À la cantine, il y avait abondance de nourriture nouvelle pour lui. Son ventre a mis du temps à s’y faire. Il avait la nostalgie de la sauce. Il a pris du poids, et pourtant il jouait au football deux soirs par semaine. Il a parfois compté les mois qui lui restaient avant de rentrer. Les températures négatives lui faisaient regretter la chaleur de Bamako. Les étudiants étaient très souriants, mais les relations s’installaient rarement. Avec les Afro-Américains, c’était plus facile de parler, c’était comme si quelque chose les unissait, Marcus Garvey, Du Bois, l’Afrique, l’esclavage…
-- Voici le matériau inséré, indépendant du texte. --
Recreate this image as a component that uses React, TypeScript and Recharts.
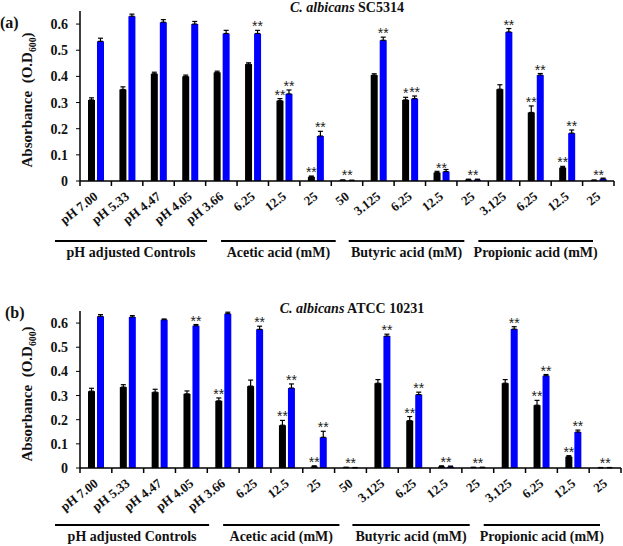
import React from 'react'
import { BarChart, Bar, XAxis, YAxis, ErrorBar, LabelList } from 'recharts'

// concentrations / pH levels along the x axis
const categories = [
  'pH 7.00', 'pH 5.33', 'pH 4.47', 'pH 4.05', 'pH 3.66',
  '6.25', '12.5', '25', '50',
  '3.125', '6.25', '12.5', '25',
  '3.125', '6.25', '12.5', '25',
]
const groupNames = ['pH adjusted Controls', 'Acetic acid (mM)', 'Butyric acid (mM)', 'Propionic acid (mM)']
const groupSizes = [5, 4, 4, 4]
const yTicks = [0, 0.1, 0.2, 0.3, 0.4, 0.5, 0.6]

// (a) C. albicans SC5314
const aBlack = [0.31, 0.35, 0.41, 0.40, 0.415, 0.447, 0.307, 0.016, 0.003, 0.405, 0.31, 0.032, 0.005, 0.351, 0.262, 0.051, 0.002]
const aBlue = [0.534, 0.63, 0.607, 0.60, 0.564, 0.564, 0.333, 0.172, 0.002, 0.538, 0.315, 0.036, 0.005, 0.57, 0.405, 0.183, 0.008]
const aBlackErr = [0.008, 0.01, 0.006, 0.005, 0.005, 0.005, 0.008, 0.003, 0.001, 0.005, 0.01, 0.005, 0.002, 0.017, 0.025, 0.005, 0.002]
const aBlueErr = [0.012, 0.008, 0.01, 0.01, 0.012, 0.012, 0.015, 0.018, 0.001, 0.012, 0.01, 0.008, 0.002, 0.013, 0.006, 0.012, 0.003]
const aBlackSig = ['', '', '', '', '', '', '**', '**', '', '', '*', '', '', '', '**', '**', '']
const aBlueSig = ['', '', '', '', '', '**', '**', '**', '', '**', '**', '', '', '**', '**', '**', '']
const aMidSig = ['', '', '', '', '', '', '', '', '**', '', '', '**', '**', '', '', '', '**']

// (b) C. albicans ATCC 10231
const bBlack = [0.318, 0.335, 0.314, 0.307, 0.278, 0.339, 0.177, 0.006, 0.002, 0.351, 0.196, 0.006, 0.002, 0.351, 0.26, 0.047, 0.001]
const bBlue = [0.628, 0.625, 0.614, 0.589, 0.639, 0.574, 0.331, 0.127, 0.001, 0.546, 0.304, 0.005, 0.002, 0.575, 0.382, 0.149, 0.001]
const bBlackErr = [0.012, 0.01, 0.012, 0.012, 0.012, 0.025, 0.02, 0.003, 0.001, 0.015, 0.017, 0.003, 0.001, 0.015, 0.02, 0.004, 0.001]
const bBlueErr = [0.007, 0.006, 0.003, 0.005, 0.006, 0.013, 0.017, 0.025, 0.001, 0.008, 0.01, 0.003, 0.001, 0.01, 0.005, 0.008, 0.001]
const bBlackSig = ['', '', '', '', '**', '', '**', '**', '', '', '**', '', '', '', '**', '**', '']
const bBlueSig = ['', '', '', '**', '', '**', '**', '**', '', '**', '**', '', '', '**', '**', '**', '']
const bMidSig = ['', '', '', '', '', '', '', '', '**', '', '', '**', '**', '', '', '', '**']

const SERIF = "'Liberation Serif', 'Times New Roman', serif"
const SANS = "'Liberation Sans', Arial, sans-serif"
const Y_MAX = 0.65
const AXIS_W = 80
const X_AXIS_H = 90
// underline insets (left, right) relative to each group's band edges
const LINE_INSET = [[-25, -30], [-16, -27], [-14, -24], [-10, -21]]

const groupStarts = groupSizes.map((_, i) => groupSizes.slice(0, i).reduce((s, n) => s + n, 0))

interface PanelProps {
  top: number
  height: number
  right: number
  marginTop: number
  lineGap: number
  black: number[]
  blue: number[]
  blackErr: number[]
  blueErr: number[]
  blackSig: string[]
  blueSig: string[]
  midSig: string[]
}

function Panel(p: PanelProps) {
  const data = categories.map((c, i) => ({
    cat: c,
    black: p.black[i], blue: p.blue[i],
    blackErr: [0, p.blackErr[i]], blueErr: [0, p.blueErr[i]],
    bs: p.blackSig[i], us: p.blueSig[i], ms: p.midSig[i],
  }))
  const plotW = 623 - AXIS_W - p.right
  const bw = plotW / categories.length
  const plotH = p.height - p.marginTop - X_AXIS_H
  const unit = plotH / Y_MAX

  const stars = (errs: number[]) => (props: any) => {
    const { x, y, width, value, index } = props
    if (!value) return null
    const top = y - errs[index] * unit
    return (
      <text x={x + width / 2} y={top + 1} textAnchor="middle" fontFamily={SANS} fontSize={14} fill="#222">
        {value}
      </text>
    )
  }
  const midStars = (props: any) => {
    const { x, y, width, value } = props
    if (!value) return null
    return (
      <text x={x + width + 1} y={y} textAnchor="middle" fontFamily={SANS} fontSize={14} fill="#222">
        {value}
      </text>
    )
  }

  const CatTick = (props: any) => {
    const { x, y, payload, index } = props
    const gi = groupStarts.indexOf(index)
    let group = null
    if (gi >= 0) {
      const x0 = x - bw / 2
      const x1 = x0 + LINE_INSET[gi][0]
      const x2 = x0 + groupSizes[gi] * bw + LINE_INSET[gi][1]
      const ly = y + p.lineGap
      group = (
        <g>
          <line x1={x1} x2={x2} y1={ly} y2={ly} stroke="#000" strokeWidth={2} />
          <text x={(x1 + x2) / 2} y={ly + 16} textAnchor="middle" fontFamily={SERIF} fontWeight="bold" fontSize={14} fill="#111">
            {groupNames[gi]}
          </text>
        </g>
      )
    }
    const tx = x + 3
    const ty = y + 17
    return (
      <g>
        <line x1={x - bw / 2} x2={x - bw / 2} y1={y} y2={y + 5} stroke="#000" strokeWidth={1.5} />
        {index === categories.length - 1 && (
          <line x1={x + bw / 2} x2={x + bw / 2} y1={y} y2={y + 5} stroke="#000" strokeWidth={1.5} />
        )}
        <text x={tx} y={ty} transform={`rotate(-38 ${tx} ${ty})`} textAnchor="end" fontFamily={SERIF} fontWeight="bold" fontSize={13} fill="#111">
          {payload.value}
        </text>
        {group}
      </g>
    )
  }

  return (
    <div style={{ position: 'absolute', left: 0, top: p.top }}>
      <BarChart
        width={623}
        height={p.height}
        data={data}
        margin={{ top: p.marginTop, right: p.right, bottom: 0, left: 0 }}
        barSize={7}
        barGap={2}
      >
        <XAxis
          dataKey="cat"
          interval={0}
          height={X_AXIS_H}
          tickSize={0}
          tickMargin={0}
          tickLine={false}
          axisLine={{ stroke: '#000', strokeWidth: 1.5 }}
          tick={CatTick}
        />
        <YAxis
          width={AXIS_W}
          domain={[0, Y_MAX]}
          ticks={yTicks}
          tickFormatter={(v: number) => (v === 0 ? '0' : v.toFixed(1))}
          tickSize={4}
          tickMargin={8}
          axisLine={{ stroke: '#000', strokeWidth: 1.5 }}
          tickLine={{ stroke: '#000' }}
          tick={{ fill: '#111', fontSize: 14, fontWeight: 'bold', fontFamily: SERIF }}
        />
        <Bar dataKey="black" fill="#000" isAnimationActive={false}>
          <ErrorBar dataKey="blackErr" width={2.5} stroke="#000" strokeWidth={1.2} />
          <LabelList dataKey="bs" content={stars(p.blackErr)} />
          <LabelList dataKey="ms" content={midStars} />
        </Bar>
        <Bar dataKey="blue" fill="#0000ff" isAnimationActive={false}>
          <ErrorBar dataKey="blueErr" width={2.5} stroke="#000" strokeWidth={1.2} />
          <LabelList dataKey="us" content={stars(p.blueErr)} />
        </Bar>
      </BarChart>
    </div>
  )
}

const abs = (left: number, top: number, extra: React.CSSProperties = {}): React.CSSProperties => ({
  position: 'absolute', left, top, whiteSpace: 'nowrap', fontFamily: SERIF, fontWeight: 'bold', color: '#111', ...extra,
})

function YLabel({ x, y, size }: { x: number; y: number; size: number }) {
  return (
    <div style={abs(x, y, { fontSize: size, transform: 'translate(-50%, -50%) rotate(-90deg)', lineHeight: 1 })}>
      Absorbance&nbsp; (O.D<sub style={{ fontSize: size * 0.65 }}>600</sub>)
    </div>
  )
}

function Title({ x, y, strain }: { x: number; y: number; strain: string }) {
  return (
    <div style={abs(x, y, { fontSize: 14, transform: 'translate(-50%, -50%)', lineHeight: 1 })}>
      <i>C. albicans</i> {strain}
    </div>
  )
}

export default function App() {
  return (
    <div style={{ position: 'absolute', left: 0, top: 0, width: 623, height: 546, overflow: 'hidden', background: '#fff' }}>
      <Panel
        top={0} height={11 + 170 + X_AXIS_H} right={9} marginTop={11} lineGap={60}
        black={aBlack} blue={aBlue} blackErr={aBlackErr} blueErr={aBlueErr}
        blackSig={aBlackSig} blueSig={aBlueSig} midSig={aMidSig}
      />
      <Panel
        top={280} height={31 + 157 + X_AXIS_H} right={2} marginTop={31} lineGap={57}
        black={bBlack} blue={bBlue} blackErr={bBlackErr} blueErr={bBlueErr}
        blackSig={bBlackSig} blueSig={bBlueSig} midSig={bMidSig}
      />
      <div style={abs(0, 14, { fontSize: 16 })}>(a)</div>
      <div style={abs(5, 304, { fontSize: 16 })}>(b)</div>
      <Title x={347} y={8} strain="SC5314" />
      <Title x={352} y={309} strain="ATCC 10231" />
      <YLabel x={29} y={100} size={15} />
      <YLabel x={29} y={394} size={15} />
    </div>
  )
}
Aux Etats-Unis, le système scolaire et universitaire est organisé dans le souci d’apprendre à l’apprenant à être autonome. Tout repose sur l’apprenant. Un ami a expliqué à Boubacar qu’à Bates, il est important que l’étudiant se sente à l’aise avec le professeur, qu’il ne doit pas le craindre. Un autre a beaucoup insisté sur l’importance de la ponctualité, ce qui devait lui faire comprendre qu’en Amérique, «time is money», le temps c’est de l’argent ! Chaque soir, comme tous les étudiants, Sangaré travaillait des heures et des heures. Réfléchir, écrire, se casser la tête pour lire d’autres livres en complément d’information, afin d’être prêt pour le cours du lendemain. Au début, Boubacar a eu du mal à s’y faire, il en est tombé malade. Il trouvait que les études étaient aussi amères que le jus de citron dans l’œil. Cela lui rappelait son enfance, quand sur le chemin de l’école, la mine renfrognée, une bordée d’injures lui venait à la bouche contre celui qui avait eu l’idée idiote de créer l’école. Enfant, il ignorait qu’il allait à l’école pour lui-même.
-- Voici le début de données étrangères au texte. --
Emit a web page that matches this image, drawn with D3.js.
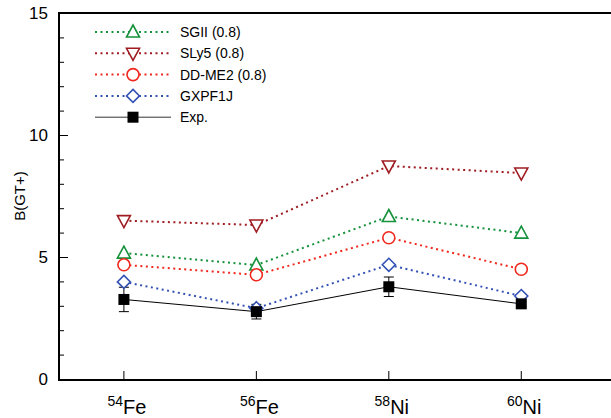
<!DOCTYPE html>
<html>
<head>
<meta charset="utf-8">
<style>
  body { margin: 0; background: #fff; }
  text { font-family: "Liberation Sans", Arial, sans-serif; }
</style>
</head>
<body>
<script src="https://cdn.jsdelivr.net/npm/d3@7"></script>
<script>
// nuclei on the x axis
var nuclei = [{mass: "54", sym: "Fe"}, {mass: "56", sym: "Fe"}, {mass: "58", sym: "Ni"}, {mass: "60", sym: "Ni"}];

// B(GT+) values per model
var sgii   = [5.16, 4.67, 6.66, 5.98];
var sly5   = [6.49, 6.31, 8.73, 8.44];
var ddme2  = [4.68, 4.27, 5.79, 4.50];
var gxpf1j = [3.98, 2.90, 4.68, 3.40];
var expVal = [3.26, 2.76, 3.78, 3.08];
var expErr = [0.50, 0.30, 0.40, 0.10];

var yTicks = [0, 5, 10, 15];

var series = [
  {name: "SGII (0.8)",   vals: sgii,   color: "#16923c", shape: "up"},
  {name: "SLy5 (0.8)",   vals: sly5,   color: "#9e1c22", shape: "down"},
  {name: "DD-ME2 (0.8)", vals: ddme2,  color: "#f0281e", shape: "circle"},
  {name: "GXPF1J",       vals: gxpf1j, color: "#3452b4", shape: "diamond"},
  {name: "Exp.",         vals: expVal, color: "#000000", shape: "square", solid: true}
];

var W = 611, H = 418;
var svg = d3.select("body").append("svg").attr("width", W).attr("height", H);

var x = d3.scaleLinear().domain([-0.49, 3.7]).range([59, 614]);
var y = d3.scaleLinear().domain([0, 15]).range([379, 13]);

// marker drawing
function marker(g, shape, color, size) {
  var s = size || 1;
  if (shape === "up") {
    g.append("path").attr("d", "M0,-7L6.5,5L-6.5,5Z").attr("transform", "scale(" + s + ")")
      .attr("fill", "#fff").attr("stroke", color).attr("stroke-width", 1.6);
  } else if (shape === "down") {
    g.append("path").attr("d", "M0,7L6.5,-5L-6.5,-5Z").attr("transform", "scale(" + s + ")")
      .attr("fill", "#fff").attr("stroke", color).attr("stroke-width", 1.6);
  } else if (shape === "circle") {
    g.append("circle").attr("r", 6 * s)
      .attr("fill", "#fff").attr("stroke", color).attr("stroke-width", 1.6);
  } else if (shape === "diamond") {
    g.append("path").attr("d", "M0,-6.5L6.5,0L0,6.5L-6.5,0Z").attr("transform", "scale(" + s + ")")
      .attr("fill", "#fff").attr("stroke", color).attr("stroke-width", 1.6);
  } else {
    g.append("rect").attr("x", -5.5 * s).attr("y", -5.5 * s).attr("width", 11 * s).attr("height", 11 * s)
      .attr("fill", color);
  }
}

// axes frame
var yAxis = d3.axisRight(y).tickValues(d3.range(0, 16, 1)).tickSize(0).tickFormat("");
var gy = svg.append("g").attr("transform", "translate(59,0)").call(yAxis);
gy.select(".domain").remove();
gy.selectAll(".tick line").attr("x2", function(d) { return d % 5 === 0 ? 9 : 5; })
  .attr("stroke", "#000").attr("stroke-width", 1);

svg.append("line").attr("x1", 59).attr("x2", 59).attr("y1", 12).attr("y2", 380)
  .attr("stroke", "#000").attr("stroke-width", 2);
svg.append("line").attr("x1", 58).attr("x2", W).attr("y1", 13).attr("y2", 13)
  .attr("stroke", "#000").attr("stroke-width", 2);
svg.append("line").attr("x1", 58).attr("x2", W).attr("y1", 380).attr("y2", 380)
  .attr("stroke", "#000").attr("stroke-width", 2);

svg.selectAll(".ylab").data(yTicks).enter().append("text")
  .attr("x", 48).attr("y", function(d) { return y(d) + 6; })
  .attr("text-anchor", "end").attr("font-size", 17).text(function(d) { return d; });

svg.append("text").attr("transform", "translate(25,196) rotate(-90)")
  .attr("text-anchor", "middle").attr("font-size", 15).text("B(GT+)");

// x ticks and labels
svg.selectAll(".xt").data(nuclei).enter().append("line")
  .attr("x1", function(d, i) { return x(i); }).attr("x2", function(d, i) { return x(i); })
  .attr("y1", 371).attr("y2", 380).attr("stroke", "#000").attr("stroke-width", 1);

var xl = svg.selectAll(".xl").data(nuclei).enter().append("text")
  .attr("x", function(d, i) { return x(i) + 3; }).attr("y", 414)
  .attr("text-anchor", "middle");
xl.append("tspan").attr("font-size", 14).attr("dy", -8).text(function(d) { return d.mass; });
xl.append("tspan").attr("font-size", 20).attr("dy", 8).text(function(d) { return d.sym; });

// lines
var line = d3.line().x(function(d, i) { return x(i); }).y(function(d) { return y(d); });
series.forEach(function(s) {
  svg.append("path").datum(s.vals).attr("d", line).attr("fill", "none")
    .attr("stroke", s.color)
    .attr("stroke-width", s.solid ? 1 : 2)
    .attr("stroke-dasharray", s.solid ? null : "2,3.5");
});

// error bars
expVal.forEach(function(v, i) {
  var g = svg.append("g").attr("stroke", "#000").attr("stroke-width", 1);
  var cx = x(i), y1 = y(v - expErr[i]), y2 = y(v + expErr[i]);
  g.append("line").attr("x1", cx).attr("x2", cx).attr("y1", y1).attr("y2", y2);
  g.append("line").attr("x1", cx - 5).attr("x2", cx + 5).attr("y1", y1).attr("y2", y1);
  g.append("line").attr("x1", cx - 5).attr("x2", cx + 5).attr("y1", y2).attr("y2", y2);
});

// markers
series.forEach(function(s) {
  s.vals.forEach(function(v, i) {
    var g = svg.append("g").attr("transform", "translate(" + x(i) + "," + y(v) + ")");
    marker(g, s.shape, s.color);
  });
});

// legend
series.forEach(function(s, i) {
  var ly = 32 + i * 21.3;
  svg.append("line").attr("x1", 95).attr("x2", 171).attr("y1", ly).attr("y2", ly)
    .attr("stroke", s.solid ? "#333" : s.color)
    .attr("stroke-width", s.solid ? 1 : 2)
    .attr("stroke-dasharray", s.solid ? null : "2,3.5");
  var g = svg.append("g").attr("transform", "translate(133," + ly + ")");
  marker(g, s.shape, s.color);
  svg.append("text").attr("x", 180).attr("y", ly + 5).attr("font-size", 14).text(s.name);
});
</script>
</body>
</html>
À Bates, il a tout de suite senti que dans cet univers où tout était différent, il devait être très organisé dans son travail s’il voulait s’en sortir. Au début, Sangaré, dont le niveau d’anglais était faible, a eu du mal à comprendre ce que disaient les Américains qui parlent très vite. Il lui a fallu quelques mois pour bien tout saisir. Les cours, les discussions avec les étudiants, ses recherches, ses lectures l’ont beaucoup aidé. Il travaillait sans relâche. Sangaré a su mettre à profit tout ce que Bates College apporte aux étudiants. Avoir eu la chance de recevoir les conseils des professeurs de Bates l’a conforté dans l’idée que malheureusement la réalité universitaire au Mali est tout autre. Certains de ses professeurs à Bamako lui étaient toujours apparus comme des gens qui, du haut de l’arbre de leur diplôme obtenu à Paris ou ailleurs, ne veulent voir aucune «herbe» utile pousser… Partir fut une grande expérience pour Boubacar, même si vivre loin de son pays a été très douloureux quand le Radisson Blue a été attaqué, et quand semaine après semaine, il constatait que rien n’évoluait dans le septentrion.
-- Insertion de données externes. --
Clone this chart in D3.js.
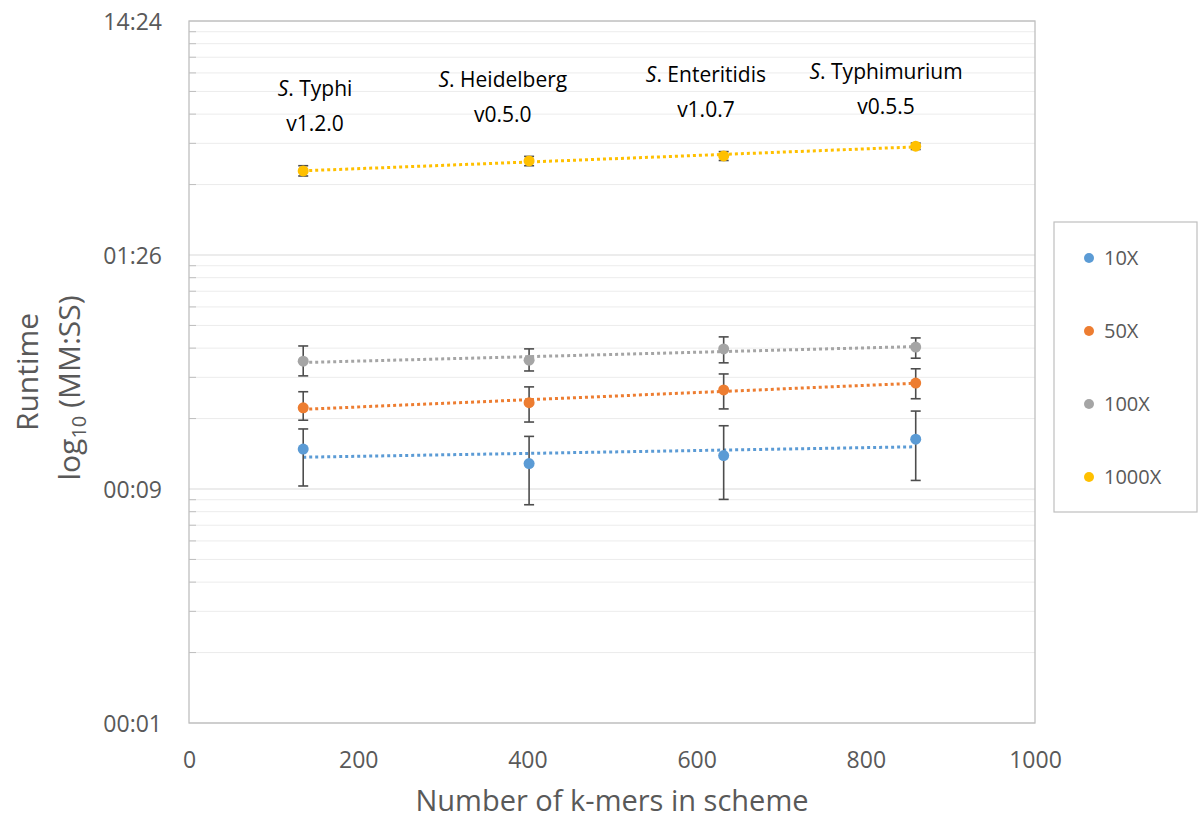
<!DOCTYPE html>
<html>
<head>
<meta charset="utf-8">
<script src="https://cdn.jsdelivr.net/npm/d3@7"></script>
<style>
 body { margin: 0; background: #fff; }
 svg text { font-family: "Open Sans", "Noto Sans", sans-serif; }
</style>
</head>
<body>
<svg id="chart" width="1200" height="821"></svg>
<script>
// values (runtime in seconds)
const kmers = [135, 402, 632, 859];
const schemeNames = ["Typhi", "Heidelberg", "Enteritidis", "Typhimurium"];
const schemeVersions = ["v1.2.0", "v0.5.0", "v1.0.7", "v0.5.5"];
const seriesNames = ["10X", "50X", "100X", "1000X"];
const rt10 = [12.8, 11.1, 12.0, 14.1];
const low10 = [8.9, 7.4, 7.8, 9.4];
const high10 = [15.6, 14.5, 16.1, 18.6];
const rt50 = [19.2, 20.2, 22.9, 24.5];
const low50 = [17.0, 16.7, 19.0, 21.0];
const high50 = [22.5, 23.6, 26.8, 28.2];
const rt100 = [30.4, 30.7, 34.3, 34.9];
const low100 = [26.3, 27.6, 29.9, 31.3];
const high100 = [35.3, 34.3, 38.6, 38.2];
const rt1000 = [197.5, 218, 229, 252];
const low1000 = [188, 208, 219, 244];
const high1000 = [208, 228, 239, 260];
const xTicks = [0, 200, 400, 600, 800, 1000];
const yMajor = [0.864, 8.64, 86.4, 864];

// layout
const colors = ["#5b9bd5", "#ed7d31", "#a5a5a5", "#ffc000"];
const plot = {left: 189, right: 1035, top: 21, bottom: 723};
const labelPos = [[149, 96], [371, 87], [611, 82], [824, 79]]; // k-mer x, pixel baseline
const grey = "#595959";

const svg = d3.select("#chart");
const x = d3.scaleLinear().domain([0, 1000]).range([plot.left, plot.right]);
const y = d3.scaleLog().domain([0.864, 864]).range([plot.bottom, plot.top]);

const yMinor = [];
yMajor.slice(0, 3).forEach(b => { for (let k = 2; k <= 9; k++) yMinor.push(b * k); });

function mmss(s) {
  const t = Math.round(s);
  return String(Math.floor(t / 60)).padStart(2, "0") + ":" + String(t % 60).padStart(2, "0");
}

// grid
svg.append("g").selectAll("line").data(yMinor).join("line")
  .attr("x1", plot.left).attr("x2", plot.right)
  .attr("y1", d => y(d)).attr("y2", d => y(d))
  .attr("stroke", "#ececec").attr("stroke-width", 1);
svg.append("g").selectAll("line").data(yMinor).join("line")
  .attr("x1", plot.left).attr("x2", plot.left + 7)
  .attr("y1", d => y(d)).attr("y2", d => y(d))
  .attr("stroke", "#bfbfbf").attr("stroke-width", 1);
svg.append("g").selectAll("line").data(yMajor).join("line")
  .attr("x1", plot.left).attr("x2", plot.right)
  .attr("y1", d => y(d)).attr("y2", d => y(d))
  .attr("stroke", "#d9d9d9").attr("stroke-width", 1);
svg.append("rect")
  .attr("x", plot.left).attr("y", plot.top)
  .attr("width", plot.right - plot.left).attr("height", plot.bottom - plot.top)
  .attr("fill", "none").attr("stroke", "#bfbfbf").attr("stroke-width", 1.3);

// axes
const yAxis = svg.append("g").attr("transform", `translate(${plot.left - 27},0)`)
  .call(d3.axisLeft(y).tickValues(yMajor).tickFormat(mmss).tickSize(0));
yAxis.select(".domain").remove();
yAxis.selectAll("text").attr("fill", grey).attr("font-size", 23)
  .attr("font-family", "Open Sans").attr("dx", 0).attr("dy", "0.35em").attr("x", 0);

const xAxis = svg.append("g").attr("transform", `translate(0,${plot.bottom + 29})`)
  .call(d3.axisBottom(x).tickValues(xTicks).tickFormat(d3.format("d")).tickSize(0));
xAxis.select(".domain").remove();
xAxis.selectAll("text").attr("fill", grey).attr("font-size", 23)
  .attr("font-family", "Open Sans").attr("y", 0).attr("dy", "0.71em");

svg.append("text").attr("x", (plot.left + plot.right) / 2).attr("y", 811)
  .attr("text-anchor", "middle").attr("font-size", 29).attr("fill", grey)
  .text("Number of k-mers in scheme");

svg.append("text").attr("transform", "translate(38,372) rotate(-90)")
  .attr("text-anchor", "middle").attr("font-size", 30).attr("fill", grey)
  .text("Runtime");
const yt2 = svg.append("text").attr("transform", "translate(80,388) rotate(-90)")
  .attr("text-anchor", "middle").attr("font-size", 30).attr("fill", grey);
yt2.append("tspan").text("log");
yt2.append("tspan").attr("font-size", 20).attr("dy", 6).text("10");
yt2.append("tspan").attr("dy", -6).text(" (MM:SS)");

// series
const series = [
  {name: seriesNames[0], v: rt10, lo: low10, hi: high10, c: colors[0]},
  {name: seriesNames[1], v: rt50, lo: low50, hi: high50, c: colors[1]},
  {name: seriesNames[2], v: rt100, lo: low100, hi: high100, c: colors[2]},
  {name: seriesNames[3], v: rt1000, lo: low1000, hi: high1000, c: colors[3]}
];

// trendlines: least squares on log10(runtime)
function fit(xs, vs) {
  const ly = vs.map(v => Math.log10(v));
  const mx = d3.mean(xs), my = d3.mean(ly);
  const b = d3.sum(xs, (xx, i) => (xx - mx) * (ly[i] - my)) / d3.sum(xs, xx => (xx - mx) * (xx - mx));
  return xx => Math.pow(10, my + b * (xx - mx));
}
series.forEach(s => {
  const f = fit(kmers, s.v);
  const ends = [d3.min(kmers), d3.max(kmers)];
  svg.append("line")
    .attr("x1", x(ends[0])).attr("x2", x(ends[1]))
    .attr("y1", y(f(ends[0]))).attr("y2", y(f(ends[1])))
    .attr("stroke", s.c).attr("stroke-width", 3).attr("stroke-dasharray", "3,3");
});

series.forEach(s => {
  const g = svg.append("g");
  const pts = kmers.map((k, i) => ({k: k, v: s.v[i], lo: s.lo[i], hi: s.hi[i]}));
  g.selectAll("circle").data(pts).join("circle")
    .attr("cx", d => x(d.k)).attr("cy", d => y(d.v)).attr("r", 5.5)
    .attr("fill", s.c);
  const eb = g.selectAll("g.eb").data(pts).join("g").attr("class", "eb")
    .attr("stroke", "#4d4d4d").attr("stroke-width", 1.6);
  eb.append("line").attr("x1", d => x(d.k)).attr("x2", d => x(d.k))
    .attr("y1", d => y(d.lo)).attr("y2", d => y(d.hi));
  eb.append("line").attr("x1", d => x(d.k) - 5).attr("x2", d => x(d.k) + 5)
    .attr("y1", d => y(d.lo)).attr("y2", d => y(d.lo));
  eb.append("line").attr("x1", d => x(d.k) - 5).attr("x2", d => x(d.k) + 5)
    .attr("y1", d => y(d.hi)).attr("y2", d => y(d.hi));
  g.selectAll("circle").raise();
});

// scheme labels
schemeNames.forEach((n, i) => {
  const cx = x(labelPos[i][0]);
  const t = svg.append("text").attr("x", cx).attr("y", labelPos[i][1])
    .attr("text-anchor", "middle").attr("font-size", 21).attr("fill", "#000");
  t.append("tspan").attr("font-style", "italic").text("S");
  t.append("tspan").text(". " + n);
  svg.append("text").attr("x", cx).attr("y", labelPos[i][1] + 35)
    .attr("text-anchor", "middle").attr("font-size", 21).attr("fill", "#000")
    .text(schemeVersions[i]);
});

// legend
const lg = svg.append("g");
lg.append("rect").attr("x", 1054).attr("y", 222).attr("width", 143).attr("height", 290)
  .attr("fill", "#fff").attr("stroke", "#bfbfbf").attr("stroke-width", 1.2);
const ly = d3.scalePoint().domain(seriesNames).range([258, 477]);
series.forEach(s => {
  lg.append("circle").attr("cx", 1089).attr("cy", ly(s.name)).attr("r", 5).attr("fill", s.c);
  lg.append("text").attr("x", 1104).attr("y", ly(s.name)).attr("dy", "0.35em")
    .attr("font-size", 20).attr("fill", grey).text(s.name);
});
</script>
</body>
</html>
Sangaré est rentré à la maison le 24 avril dernier sous la chaleur accablante. Il a retrouvé les délestages et les coupures d’eau, et a été envahi par l’impression douloureuse que rien n’avait changée, que rien n’avait bougé, que rien ne bouge jamais au Mali. Impression douloureuse effectivement, car le Sangaré qui est revenu n’est plus le même que celui qui est parti. Les mois qu’il vient de vivre font dorénavant partie de ce qu’il est, et de l’homme qu’il sera. Il n’oubliera ni qui il était avant, ni ce qu’il a vécu là-bas. C’est le recul qu’il saura prendre qui lui permettra de ne rien perdre de ses valeurs maliennes, et d’y ajouter le meilleur de son expérience états-unienne.